Palace make cup quarter-finals

Midfielder Ambrose rifled in his fourth goal of the season midway through the second half and Easter settled matters from the penalty spot.
Saints manager Adkins can seemingly do no wrong at the moment with the team he guided to promotion last season currently sitting pretty at the top of the npower Championship.
Yet despite fielding reserves and youngsters in this competition, his side still found themselves in the fourth round and facing a winnable tie against third-placed Palace at Selhurst Park.
But Adkins made 10 changes to his line-up and despite an impressive debut from 16-year-old James Ward-Prowse, Saints came up just short.
Instead it was a highly-rated Palace youngster, Jonathan Williams, one of seven changes for the hosts, who proved the difference with a hand in both goals.
It could have been very different, though, had Saints midfielder Jack Cork’s header not been cleared off the line by Stuart O’Keefe in the opening minute.
Palace’s back-up goalkeeper Lewis Price also had to get down sharply to keep out a snap-shot from Ben Reeves and block a fierce drive from Jonathan Forte.
Palace were restricted to long-range efforts in the first half, none of which came close to troubling Bartosz Bialkowski in the Saints goal.
Nathaniel Clyne ballooned a shot five yards over, Easter was even further wide and Kagisho Dikgacoi’s drive found the upper tier behind the goal.

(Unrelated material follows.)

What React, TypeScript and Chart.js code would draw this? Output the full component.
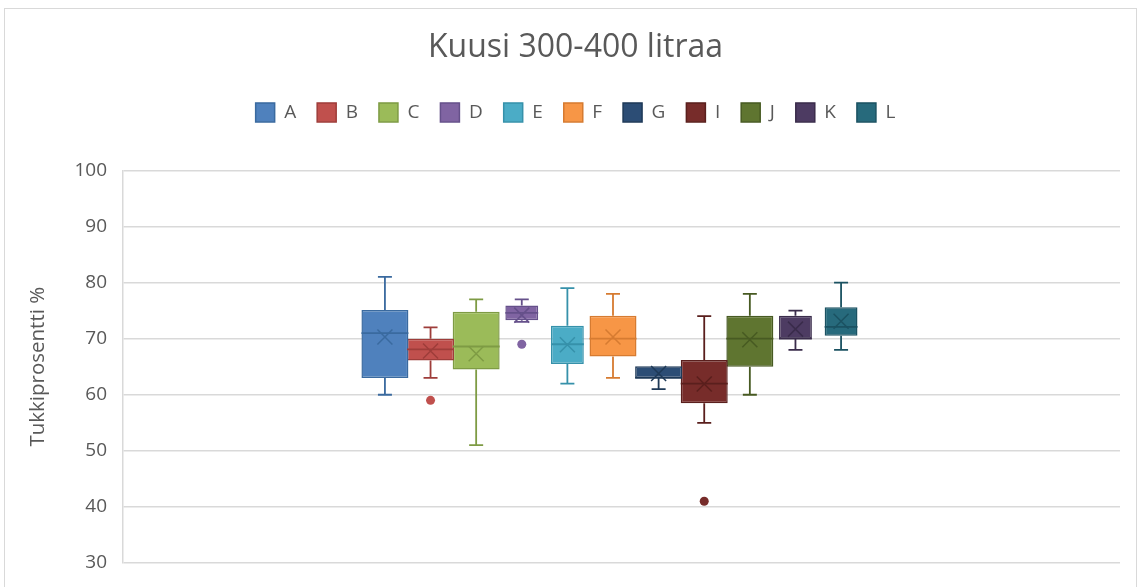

After the break Easter fashioned a decent chance for himself when he burst past Cork and reached the edge of the area, but once again the finish did not match the build-up.
Easter should have broken the deadlock 15 minutes into the second half when Williams and Ambrose combined to tee him up just inside the box, but this time the striker dragged his shot wide.
It seemed either a moment of magic or a mistake was going to spare the teams, and fans, from extra-time.
And it was the latter which finally did the trick in the 72nd minute as a sliced clearance from Aaron Martin wrong-footed the Saints defence and allowed Williams to get in round the back.
The teenage midfielder sent in a low cross was perfectly weighted for the onrushing Ambrose to tuck past Bialkowski.
Nine minutes later Dan Harding brought down Williams inside the area and Easter stepped up to send Palace through to the last eight for the first time in eight years.